# Has anyone considered a gradual change in Gravitational Potential across the universe as a cause for cosmic red shift?

Since the formation of fundamental particles at the beginning of the universe (roughly the time of the CMB emission, and after the inflationary epoch of Big Bang theory), the gravity wave front of all particles in the universe (which propagates at c) has been continuing to spread. Therefore, for the exact same reason our "observable" universe is limited by the travel distance of photons since the CMB, our local gravitational potential shifts over time for the same reason.

Calculations I've done for this result in a linear trend of this GP accumulation which matches all measurements of red shift to this point. Although I'm not taking about metric expansion in the Hubble Flow sense, distances would still be expanding between all points relatively (time dilation).

I understand that Hubble and Einstein did not believe in a cosmic origin, so doppler effect was the best hypothesis at the time. However, since a finite time universe has become the prevalent theory since their deaths, has this gravitational solution been considered?

Therefore, for the exact same reason our "observable" universe is limited by the travel distance of photons since the CMB, our local gravitational potential shifts over time for the same reason.

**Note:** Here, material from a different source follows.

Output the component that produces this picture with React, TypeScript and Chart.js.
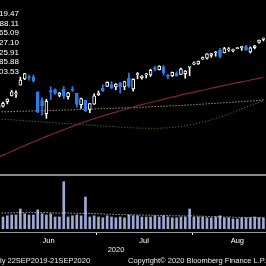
import React, { useEffect, useRef } from 'react';
import { Chart, registerables } from 'chart.js';

Chart.register(...registerables);

const DATES = [
  '2020-05-29',
  '2020-06-01', '2020-06-02', '2020-06-03', '2020-06-04', '2020-06-05', '2020-06-08', '2020-06-09', '2020-06-10',
  '2020-06-11', '2020-06-12', '2020-06-15', '2020-06-16', '2020-06-17', '2020-06-18', '2020-06-19', '2020-06-22',
  '2020-06-23', '2020-06-24', '2020-06-25', '2020-06-26', '2020-06-29', '2020-06-30',
  '2020-07-01', '2020-07-02', '2020-07-06', '2020-07-07', '2020-07-08', '2020-07-09', '2020-07-10', '2020-07-13',
  '2020-07-14', '2020-07-15', '2020-07-16', '2020-07-17', '2020-07-20', '2020-07-21', '2020-07-22', '2020-07-23',
  '2020-07-24', '2020-07-27', '2020-07-28', '2020-07-29', '2020-07-30', '2020-07-31',
  '2020-08-03', '2020-08-04', '2020-08-05', '2020-08-06', '2020-08-07', '2020-08-10', '2020-08-11', '2020-08-12',
  '2020-08-13', '2020-08-14', '2020-08-17', '2020-08-18', '2020-08-19', '2020-08-20', '2020-08-21', '2020-08-24',
  '2020-08-25',
];

const OPEN = [
  3025.2,
  3038.8, 3064.8, 3098.9, 3111.6, 3163.8, 3199.9, 3213.3, 3213.4, 3123.5, 3071.0, 2993.8, 3131.0, 3136.1, 3101.6,
  3140.3, 3094.4, 3138.7, 3114.4, 3046.6, 3073.2, 3018.6, 3050.2,
  3105.9, 3143.6, 3155.3, 3166.4, 3153.1, 3176.2, 3152.5, 3205.1, 3141.1, 3226.0, 3208.4, 3224.2, 3224.3, 3268.5,
  3254.9, 3271.6, 3218.6, 3219.8, 3234.3, 3227.2, 3231.8, 3270.5,
  3288.3, 3289.9, 3317.4, 3323.2, 3340.1, 3356.0, 3370.3, 3355.5, 3373.0, 3368.7, 3380.9, 3387.0, 3392.5, 3360.5,
  3386.0, 3418.1, 3436.0,
];
const HIGH = [
  3049.2,
  3062.2, 3081.1, 3130.9, 3128.9, 3211.7, 3233.1, 3222.7, 3223.3, 3123.5, 3088.4, 3079.8, 3153.5, 3141.2, 3120.0,
  3155.5, 3120.9, 3154.9, 3115.0, 3086.3, 3073.7, 3053.9, 3111.5,
  3128.4, 3165.8, 3182.6, 3184.2, 3171.8, 3179.8, 3186.8, 3235.3, 3201.0, 3238.3, 3220.4, 3233.5, 3258.6, 3277.3,
  3279.3, 3280.0, 3227.3, 3241.4, 3243.7, 3264.7, 3250.9, 3272.2,
  3302.7, 3306.8, 3330.8, 3351.0, 3352.5, 3363.3, 3381.0, 3387.9, 3387.2, 3378.5, 3387.6, 3395.1, 3399.5, 3390.8,
  3400.0, 3432.1, 3444.2,
];
const LOW = [
  2998.6,
  3031.5, 3051.6, 3098.9, 3090.4, 3163.8, 3196.0, 3193.1, 3181.5, 2999.5, 2984.5, 2965.7, 3076.1, 3108.0, 3093.5,
  3083.1, 3079.4, 3127.1, 3032.1, 3024.0, 3004.6, 2999.7, 3047.8,
  3101.2, 3124.5, 3155.3, 3142.9, 3136.5, 3115.7, 3136.2, 3149.4, 3127.7, 3200.8, 3198.6, 3205.7, 3215.2, 3247.8,
  3253.1, 3222.7, 3200.1, 3214.3, 3216.2, 3227.2, 3204.1, 3220.3,
  3284.5, 3286.4, 3317.4, 3318.1, 3328.7, 3335.4, 3326.4, 3355.5, 3363.4, 3361.6, 3379.2, 3370.2, 3369.7, 3354.7,
  3379.3, 3413.1, 3425.8,
];
const CLOSE = [
  3044.3,
  3055.7, 3080.8, 3122.9, 3112.4, 3193.9, 3232.4, 3207.2, 3190.1, 3002.1, 3041.3, 3066.6, 3124.7, 3113.5, 3115.3,
  3097.7, 3117.9, 3131.3, 3050.3, 3083.8, 3009.1, 3053.2, 3100.3,
  3115.9, 3130.0, 3179.7, 3145.3, 3169.9, 3152.1, 3185.0, 3155.2, 3197.5, 3226.6, 3215.6, 3224.7, 3251.8, 3257.3,
  3276.0, 3235.7, 3215.6, 3239.4, 3218.4, 3258.4, 3246.2, 3271.1,
  3294.6, 3306.5, 3327.8, 3349.2, 3351.3, 3360.5, 3333.7, 3380.4, 3373.4, 3372.9, 3382.0, 3389.8, 3374.9, 3385.5,
  3397.2, 3431.3, 3443.6,
];

const MA50 = [
  2736, 2747, 2758, 2770, 2781, 2792, 2803, 2815, 2826, 2836, 2847, 2858, 2868, 2878, 2888, 2898, 2908, 2918, 2928,
  2938, 2947, 2956, 2964, 2972, 2980, 2988, 2995, 3003, 3011, 3018, 3026, 3033, 3041, 3047, 3054, 3060, 3066, 3073,
  3079, 3086, 3092, 3098, 3105, 3111, 3116, 3122, 3128, 3133, 3139, 3145, 3150, 3156, 3162, 3167, 3172, 3178, 3183,
  3188, 3194, 3199, 3204, 3210,
];
const MA100 = [
  2962, 2960, 2958, 2957, 2955, 2953, 2951, 2949, 2948, 2946, 2944, 2942, 2941, 2939, 2937, 2935, 2934, 2932, 2930,
  2929, 2927, 2926, 2924, 2922, 2920, 2918, 2917, 2915, 2913, 2912, 2910, 2909, 2908, 2907, 2907, 2906, 2906, 2907,
  2908, 2909, 2911, 2914, 2917, 2921, 2926, 2931, 2937, 2943, 2950, 2957, 2965, 2973, 2982, 2992, 3002, 3012, 3022,
  3033, 3043, 3052, 3061, 3069,
];
const MA200 = [
  3004, 3005, 3005, 3006, 3007, 3008, 3008, 3009, 3010, 3010, 3011, 3012, 3013, 3013, 3014, 3015, 3016, 3016, 3017,
  3018, 3019, 3020, 3021, 3022, 3023, 3024, 3025, 3026, 3027, 3028, 3029, 3030, 3031, 3032, 3033, 3035, 3036, 3037,
  3038, 3039, 3040, 3041, 3042, 3044, 3045, 3047, 3049, 3050, 3052, 3054, 3055, 3057, 3059, 3060, 3062, 3064, 3065,
  3067, 3069, 3070, 3072, 3074,
];

// volume, billions of shares
const VOLUME = [
  8.5, 3.0, 3.3, 3.5, 3.5, 5.0, 3.8, 3.5, 3.5, 4.8, 3.8, 3.5, 3.8, 3.0, 3.0, 11.8, 3.0, 3.3, 3.5, 3.3, 8.0, 3.0,
  3.3, 3.0, 2.8, 3.3, 3.0, 2.8, 3.0, 2.8, 3.5, 3.3, 3.3, 3.0, 3.0, 3.0, 3.3, 3.0, 3.3, 3.0, 2.8, 2.8, 3.0, 3.0,
  5.0, 3.0, 3.0, 3.0, 2.8, 2.8, 3.0, 3.3, 2.8, 2.8, 2.5, 2.5, 2.8, 2.8, 2.8, 3.0, 2.8, 2.8,
];
const VOLUME_MA = [
  4.0, 4.0, 4.0, 4.05, 4.05, 4.1, 4.1, 4.1, 4.1, 4.15, 4.1, 4.1, 4.05, 4.0, 4.0, 4.05, 4.0, 3.95, 3.9, 3.9, 3.95,
  3.9, 3.85, 3.8, 3.75, 3.7, 3.7, 3.65, 3.6, 3.6, 3.55, 3.55, 3.5, 3.5, 3.45, 3.45, 3.4, 3.4, 3.35, 3.35, 3.3, 3.3,
  3.3, 3.25, 3.3, 3.25, 3.2, 3.2, 3.15, 3.1, 3.1, 3.05, 3.0, 3.0, 2.95, 2.9, 2.9, 2.85, 2.85, 2.8, 2.8, 2.75,
];

const MONTH_LABELS = ['Jun', 'Jul', 'Aug'];
const MONTH_TRADING_DAYS = [22, 22, 21];
const FIRST_MONTH_START_INDEX = 1;
const YEAR_LABEL = '2020';
const LEGEND_VALUES = ['19.47', '88.11', '65.09', '27.10', '25.91', '85.88', '03.53'];
const RANGE_TEXT = 'ly 22SEP2019-21SEP2020';
const COPYRIGHT_TEXT = 'Copyright\u00A9 2020 Bloomberg Finance L.P.';

const FONT = '"Liberation Sans", Arial, sans-serif';
const UP_EDGE = '#ffffff';
const DOWN = '#2b7de9';

function monthTicks() {
  const centers: number[] = [];
  const bounds: number[] = [];
  let start = FIRST_MONTH_START_INDEX;
  MONTH_TRADING_DAYS.forEach((n) => {
    centers.push(start + (n - 1) / 2);
    if (start > FIRST_MONTH_START_INDEX) bounds.push(start - 0.5);
    start += n;
  });
  return { centers, bounds };
}

export default function App() {
  const ref = useRef<HTMLCanvasElement | null>(null);

  useEffect(() => {
    const canvas = ref.current;
    if (!canvas) return;
    const { centers, bounds } = monthTicks();
    const isUp = (i: number) => CLOSE[i] >= OPEN[i];

    const decor = {
      id: 'decor',
      beforeDatasetsDraw(chart: any) {
        const ctx = chart.ctx;
        ctx.save();
        ctx.fillStyle = '#8a8a8a';
        ctx.fillRect(0, 174, chart.width, 2);
        ctx.restore();
      },
      afterDraw(chart: any) {
        const ctx = chart.ctx;
        const xs = chart.scales.x;
        ctx.save();
        ctx.fillStyle = '#9a9a9a';
        ctx.fillRect(0, 232, chart.width, 1);
        ctx.fillStyle = '#ffffff';
        bounds.forEach((b) => {
          const px = Math.round(xs.getPixelForValue(b));
          ctx.fillRect(px, 233, 1, 2);
        });
        ctx.font = '8px ' + FONT;
        ctx.fillStyle = '#ffffff';
        ctx.textAlign = 'right';
        ctx.textBaseline = 'middle';
        LEGEND_VALUES.forEach((v, i) => ctx.fillText(v, 19, 14 + i * 9.6));
        ctx.font = '7.5px ' + FONT;
        ctx.fillStyle = '#e8e8e8';
        ctx.textAlign = 'center';
        ctx.fillText(YEAR_LABEL, 116, 250);
        ctx.textAlign = 'left';
        ctx.fillText(RANGE_TEXT, 0, 261);
        ctx.fillText(COPYRIGHT_TEXT, 128, 261);
        ctx.restore();
      },
    };

    const chart = new Chart(canvas, {
      type: 'bar',
      data: {
        datasets: [
          {
            type: 'bar',
            label: 'Body',
            data: DATES.map((d, i) => ({ x: i, y: [OPEN[i], CLOSE[i]] })) as any,
            backgroundColor: DATES.map((d, i) => (isUp(i) ? '#000000' : DOWN)),
            borderColor: DATES.map((d, i) => (isUp(i) ? UP_EDGE : DOWN)),
            borderWidth: 1,
            borderSkipped: false,
            barThickness: 3,
            minBarLength: 1,
            grouped: false,
            yAxisID: 'y',
            order: 1,
          } as any,
          {
            type: 'bar',
            label: 'Wick',
            data: DATES.map((d, i) => ({ x: i, y: [LOW[i], HIGH[i]] })) as any,
            backgroundColor: DATES.map((d, i) => (isUp(i) ? UP_EDGE : DOWN)),
            borderWidth: 0,
            barThickness: 1,
            grouped: false,
            yAxisID: 'y',
            order: 2,
          } as any,
          {
            type: 'line',
            label: 'MA50',
            data: DATES.map((d, i) => ({ x: i, y: MA50[i] })),
            borderColor: '#85203f',
            borderWidth: 1.2,
            pointRadius: 0,
            tension: 0,
            yAxisID: 'y',
            order: 3,
          } as any,
          {
            type: 'line',
            label: 'MA100',
            data: DATES.map((d, i) => ({ x: i, y: MA100[i] })),
            borderColor: '#3c9a48',
            borderWidth: 1,
            borderDash: [1, 2],
            pointRadius: 0,
            tension: 0,
            yAxisID: 'y',
            order: 3,
          } as any,
          {
            type: 'line',
            label: 'MA200',
            data: DATES.map((d, i) => ({ x: i, y: MA200[i] })),
            borderColor: '#eee08a',
            borderWidth: 1,
            borderDash: [1, 2],
            pointRadius: 0,
            tension: 0,
            yAxisID: 'y',
            order: 3,
          } as any,
          {
            type: 'line',
            label: 'Volume MA',
            data: DATES.map((d, i) => ({ x: i, y: VOLUME_MA[i] })),
            borderColor: '#ffffff',
            borderWidth: 1,
            borderDash: [1, 2],
            pointRadius: 0,
            tension: 0,
            yAxisID: 'yv',
            order: 4,
          } as any,
          {
            type: 'bar',
            label: 'Volume',
            data: DATES.map((d, i) => ({ x: i, y: VOLUME[i] })),
            backgroundColor: '#9ea9d6',
            borderWidth: 0,
            barThickness: 2,
            grouped: false,
            yAxisID: 'yv',
            order: 5,
          } as any,
        ],
      },
      options: {
        responsive: false,
        animation: false,
        maintainAspectRatio: false,
        layout: { padding: 0 },
        plugins: { legend: { display: false }, tooltip: { enabled: false } },
        scales: {
          x: {
            type: 'linear',
            min: 0.309,
            max: 61.6,
            offset: false,
            grid: { display: false, drawTicks: false },
            border: { display: false },
            afterBuildTicks: (s: any) => {
              s.ticks = centers.map((v) => ({ value: v }));
            },
            afterFit: (s: any) => {
              s.height = 37;
            },
            ticks: {
              color: '#ffffff',
              font: { size: 7.5, family: FONT },
              padding: 7.5,
              autoSkip: false,
              maxRotation: 0,
              callback: (v: any, idx: number) => MONTH_LABELS[idx],
            },
          } as any,
          y: { display: false, min: 2307, max: 3670 },
          yv: { display: false, min: 0, max: 57.25 },
        },
      } as any,
      plugins: [decor],
    });
    return () => chart.destroy();
  }, []);

  return (
    <div style={{ position: 'fixed', left: 0, top: 0, width: 266, height: 266, background: '#000', overflow: 'hidden' }}>
      <canvas ref={ref} width={266} height={266} style={{ display: 'block', width: 266, height: 266 }} />
    </div>
  );
}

It's true that the gravitational field at a spacetime point is due to the matter on the past light cone of that point, but that's automatically taken into account when you use the GR field equation to relate the curvature to the matter distribution. It isn't an extra effect that could be overlooked; it's just ordinary cosmology.

There is no well defined gravitational potential in GR, except in static spacetimes, but the FLRW universe isn't static. FLRW spacetimes (without local inhomogeneity) don't have anything deserving of the name gravitational time dilation.

Without knowing what calculations you did, it's hard to say more, but almost certainly either you made a mistake in the calculations or you've just written standard cosmology in nonstandard coordinates.

Allure's answer refers to something different, the gravitational redshift of galaxy clusters due to their self-gravitation. Aside from being small, this effect is independent of cosmological distance, so it can't explain the redshift-distance relationship.

• Thank you @benrg for taking the time to consider my question. However, I don't believe you understand the scope of my question. I am speaking specifically about the gravity emitted by all particles in the universe since "popping" into existence 14 B years ago. As LIGOS confirmed the propagation rate of gravity to 'c', therefore we are just now receiving the gravity waves from the edge of the observable universe. I am limited in response space. This details all my considerations: docs.google.com/document/d/… Apr 13, 2021 at 5:22

It's been tried, and it doesn't work. The effect is too small.

See this paper. The gravitational redshift is only a few $$km/s$$, easily drowned out by the effect of Hubble flow.